El Evangelio de hoy nos habla de Bartimeo, un ciego que no ve; no ve colores, ni formas, ni rostros; está sumido en la oscuridad más absoluta, pero la ceguera de los ojos de su cara no le impide tener confianza en lo que Jesús puede hacer por él y no está dispuesto a renunciar a ello.
Por eso, alza su voz y grita pidiendo misericordia, grita sin reparos, es el grito de esperanza que le va a permitir salir de la oscuridad.
Cualquiera de nosotros podemos ser Bartimeo, postrados en ese camino, pidiendo limosna a un mundo que apenas nos da unas monedas de falsa felicidad, y quieren que hablemos bajito, que no gritemos, que no molestemos. Nunca pretendemos molestar, pero tenemos que gritar frente a los que nos quieren hacer callar.
Llega su momento, su oportunidad, en la que salta como un resorte, sin protección, sin seguridad; es como un salto al vacío, sin miedo y sin temor, pero con una confianza en ese desconocido, Jesús, con una fe firme, plena y completa.
Y Jesús siente compasión; siente el dolor de Bartimeo desde lo más profundo y lo hace suyo, siente su dolor y le da la mejor limosna, encontrarse con Él, en el ruido de la multitud.
Como a Bartimeo, Jesús nos pregunta a cada uno de nosotros ¿qué quieres que haga por ti?
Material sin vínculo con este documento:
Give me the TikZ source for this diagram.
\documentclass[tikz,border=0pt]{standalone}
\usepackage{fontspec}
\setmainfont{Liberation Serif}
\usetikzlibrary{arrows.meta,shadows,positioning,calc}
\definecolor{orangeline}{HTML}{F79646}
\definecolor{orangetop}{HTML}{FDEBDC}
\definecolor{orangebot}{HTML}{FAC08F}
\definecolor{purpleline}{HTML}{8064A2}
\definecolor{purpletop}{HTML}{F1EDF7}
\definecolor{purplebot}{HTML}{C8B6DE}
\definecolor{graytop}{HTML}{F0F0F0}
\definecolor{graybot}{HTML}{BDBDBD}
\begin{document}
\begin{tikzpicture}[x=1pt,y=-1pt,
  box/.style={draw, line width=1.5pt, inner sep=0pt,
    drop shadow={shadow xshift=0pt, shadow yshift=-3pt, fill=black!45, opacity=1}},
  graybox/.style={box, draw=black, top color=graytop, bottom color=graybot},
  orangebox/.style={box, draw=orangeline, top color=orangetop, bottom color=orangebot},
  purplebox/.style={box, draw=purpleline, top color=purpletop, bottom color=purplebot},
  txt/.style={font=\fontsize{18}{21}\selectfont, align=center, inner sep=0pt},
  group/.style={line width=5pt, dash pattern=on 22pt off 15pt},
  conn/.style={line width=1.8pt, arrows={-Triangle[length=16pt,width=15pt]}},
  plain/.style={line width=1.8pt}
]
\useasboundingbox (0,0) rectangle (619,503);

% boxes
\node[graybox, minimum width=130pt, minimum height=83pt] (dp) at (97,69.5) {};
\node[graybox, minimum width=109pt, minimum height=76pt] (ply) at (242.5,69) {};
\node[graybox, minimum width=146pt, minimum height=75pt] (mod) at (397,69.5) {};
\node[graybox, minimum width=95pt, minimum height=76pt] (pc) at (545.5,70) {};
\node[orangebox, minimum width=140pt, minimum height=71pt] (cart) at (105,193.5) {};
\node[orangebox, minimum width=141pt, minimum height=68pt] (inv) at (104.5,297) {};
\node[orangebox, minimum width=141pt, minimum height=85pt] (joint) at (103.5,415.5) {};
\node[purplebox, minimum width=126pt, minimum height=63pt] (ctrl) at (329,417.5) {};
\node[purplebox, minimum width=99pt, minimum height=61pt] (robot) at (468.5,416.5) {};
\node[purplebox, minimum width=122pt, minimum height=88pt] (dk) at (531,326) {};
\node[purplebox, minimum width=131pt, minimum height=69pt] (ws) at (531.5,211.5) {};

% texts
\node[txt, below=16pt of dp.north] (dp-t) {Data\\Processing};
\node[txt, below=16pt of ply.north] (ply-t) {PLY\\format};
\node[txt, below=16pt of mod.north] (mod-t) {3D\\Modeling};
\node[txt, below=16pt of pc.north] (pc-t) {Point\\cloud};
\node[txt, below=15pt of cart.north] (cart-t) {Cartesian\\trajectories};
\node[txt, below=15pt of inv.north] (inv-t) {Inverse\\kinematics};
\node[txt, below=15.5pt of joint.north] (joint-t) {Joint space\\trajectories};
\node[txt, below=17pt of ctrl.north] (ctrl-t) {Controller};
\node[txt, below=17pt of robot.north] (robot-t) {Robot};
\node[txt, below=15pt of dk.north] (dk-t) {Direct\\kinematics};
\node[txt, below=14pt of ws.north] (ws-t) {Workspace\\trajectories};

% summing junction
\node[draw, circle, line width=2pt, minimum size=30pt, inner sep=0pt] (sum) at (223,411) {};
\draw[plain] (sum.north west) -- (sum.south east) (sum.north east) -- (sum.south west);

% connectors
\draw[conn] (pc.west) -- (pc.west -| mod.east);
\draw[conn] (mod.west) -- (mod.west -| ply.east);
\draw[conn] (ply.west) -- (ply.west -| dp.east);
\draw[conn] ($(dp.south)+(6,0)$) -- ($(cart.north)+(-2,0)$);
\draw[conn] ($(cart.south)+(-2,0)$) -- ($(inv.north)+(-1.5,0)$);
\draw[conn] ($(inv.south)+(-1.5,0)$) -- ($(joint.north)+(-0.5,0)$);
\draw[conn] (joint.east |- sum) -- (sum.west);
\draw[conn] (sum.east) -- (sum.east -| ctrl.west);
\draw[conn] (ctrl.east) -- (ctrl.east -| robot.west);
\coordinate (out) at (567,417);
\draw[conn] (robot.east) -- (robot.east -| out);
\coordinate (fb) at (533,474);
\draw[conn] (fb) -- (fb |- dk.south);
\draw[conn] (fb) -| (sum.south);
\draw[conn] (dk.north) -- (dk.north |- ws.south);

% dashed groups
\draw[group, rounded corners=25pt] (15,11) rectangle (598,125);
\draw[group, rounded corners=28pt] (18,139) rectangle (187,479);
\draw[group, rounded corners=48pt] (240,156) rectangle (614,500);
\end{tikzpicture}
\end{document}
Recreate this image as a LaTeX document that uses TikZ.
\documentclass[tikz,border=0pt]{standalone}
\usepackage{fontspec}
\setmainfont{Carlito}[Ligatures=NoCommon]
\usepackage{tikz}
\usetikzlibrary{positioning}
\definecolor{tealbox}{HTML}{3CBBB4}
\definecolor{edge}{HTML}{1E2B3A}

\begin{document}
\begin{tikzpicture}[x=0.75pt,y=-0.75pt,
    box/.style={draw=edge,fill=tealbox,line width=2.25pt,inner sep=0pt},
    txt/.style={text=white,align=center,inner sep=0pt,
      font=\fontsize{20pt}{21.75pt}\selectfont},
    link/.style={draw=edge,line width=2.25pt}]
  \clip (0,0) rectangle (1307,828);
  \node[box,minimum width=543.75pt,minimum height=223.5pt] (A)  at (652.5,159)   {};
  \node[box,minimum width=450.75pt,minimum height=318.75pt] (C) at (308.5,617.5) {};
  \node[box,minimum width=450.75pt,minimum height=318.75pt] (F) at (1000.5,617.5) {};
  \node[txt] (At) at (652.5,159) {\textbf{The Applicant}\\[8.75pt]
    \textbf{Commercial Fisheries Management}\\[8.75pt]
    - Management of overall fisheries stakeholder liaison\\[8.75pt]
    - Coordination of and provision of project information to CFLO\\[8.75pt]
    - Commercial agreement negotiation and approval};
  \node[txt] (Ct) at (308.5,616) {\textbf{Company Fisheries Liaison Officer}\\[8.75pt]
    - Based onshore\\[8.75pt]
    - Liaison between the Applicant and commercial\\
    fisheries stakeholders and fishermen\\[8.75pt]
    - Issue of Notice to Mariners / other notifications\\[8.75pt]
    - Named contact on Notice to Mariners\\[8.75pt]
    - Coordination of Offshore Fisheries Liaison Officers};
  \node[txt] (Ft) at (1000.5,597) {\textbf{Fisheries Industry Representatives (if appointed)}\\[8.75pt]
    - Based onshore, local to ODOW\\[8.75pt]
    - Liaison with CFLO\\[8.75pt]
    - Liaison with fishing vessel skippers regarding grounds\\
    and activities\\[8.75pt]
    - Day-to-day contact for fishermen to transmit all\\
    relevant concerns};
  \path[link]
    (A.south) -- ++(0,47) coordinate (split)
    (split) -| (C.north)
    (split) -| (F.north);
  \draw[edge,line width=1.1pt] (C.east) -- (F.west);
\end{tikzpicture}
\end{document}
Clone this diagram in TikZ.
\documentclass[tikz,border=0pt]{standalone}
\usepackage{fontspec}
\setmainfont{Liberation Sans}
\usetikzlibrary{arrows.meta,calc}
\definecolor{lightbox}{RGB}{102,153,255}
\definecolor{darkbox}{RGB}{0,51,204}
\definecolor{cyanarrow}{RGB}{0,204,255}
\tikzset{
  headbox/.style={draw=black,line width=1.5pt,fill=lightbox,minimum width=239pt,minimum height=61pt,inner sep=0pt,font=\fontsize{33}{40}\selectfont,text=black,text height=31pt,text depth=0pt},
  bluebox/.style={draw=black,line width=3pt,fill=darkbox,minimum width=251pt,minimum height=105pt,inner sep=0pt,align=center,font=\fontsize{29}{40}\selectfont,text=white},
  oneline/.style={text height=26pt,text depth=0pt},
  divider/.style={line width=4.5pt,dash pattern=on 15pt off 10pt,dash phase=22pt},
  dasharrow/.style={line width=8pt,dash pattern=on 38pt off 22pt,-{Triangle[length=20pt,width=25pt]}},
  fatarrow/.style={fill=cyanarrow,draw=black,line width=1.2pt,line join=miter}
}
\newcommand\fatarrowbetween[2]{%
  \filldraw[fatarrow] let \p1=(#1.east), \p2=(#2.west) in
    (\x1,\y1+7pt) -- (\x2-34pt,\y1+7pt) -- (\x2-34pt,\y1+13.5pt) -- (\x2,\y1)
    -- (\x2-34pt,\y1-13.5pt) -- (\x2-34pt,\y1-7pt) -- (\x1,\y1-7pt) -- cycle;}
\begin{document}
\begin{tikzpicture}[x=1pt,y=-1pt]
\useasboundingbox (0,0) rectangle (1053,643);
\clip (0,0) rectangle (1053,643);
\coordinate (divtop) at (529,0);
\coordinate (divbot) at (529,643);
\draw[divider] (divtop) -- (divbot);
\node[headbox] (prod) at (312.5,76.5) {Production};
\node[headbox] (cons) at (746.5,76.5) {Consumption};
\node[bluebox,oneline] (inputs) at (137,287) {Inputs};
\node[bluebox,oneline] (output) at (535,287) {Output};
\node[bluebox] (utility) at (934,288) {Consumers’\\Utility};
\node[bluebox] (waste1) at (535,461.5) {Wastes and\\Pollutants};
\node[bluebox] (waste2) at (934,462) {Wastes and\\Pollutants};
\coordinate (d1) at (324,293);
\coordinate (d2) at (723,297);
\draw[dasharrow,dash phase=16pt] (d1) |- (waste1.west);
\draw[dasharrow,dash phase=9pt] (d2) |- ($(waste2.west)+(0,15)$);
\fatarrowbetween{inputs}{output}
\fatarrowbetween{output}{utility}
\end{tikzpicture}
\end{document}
Y por fin llega nuestro momento, el de hablar con Dios, de corazón a corazón, Él sabe cuáles son nuestras necesidades y carencias, hemos escuchado su Palabra, pero ahora Él quiere escuchar nuestras palabras, con sinceridad y sencillez. Quiere que me reconozca tal y como soy, de cuál es mi auténtica realidad.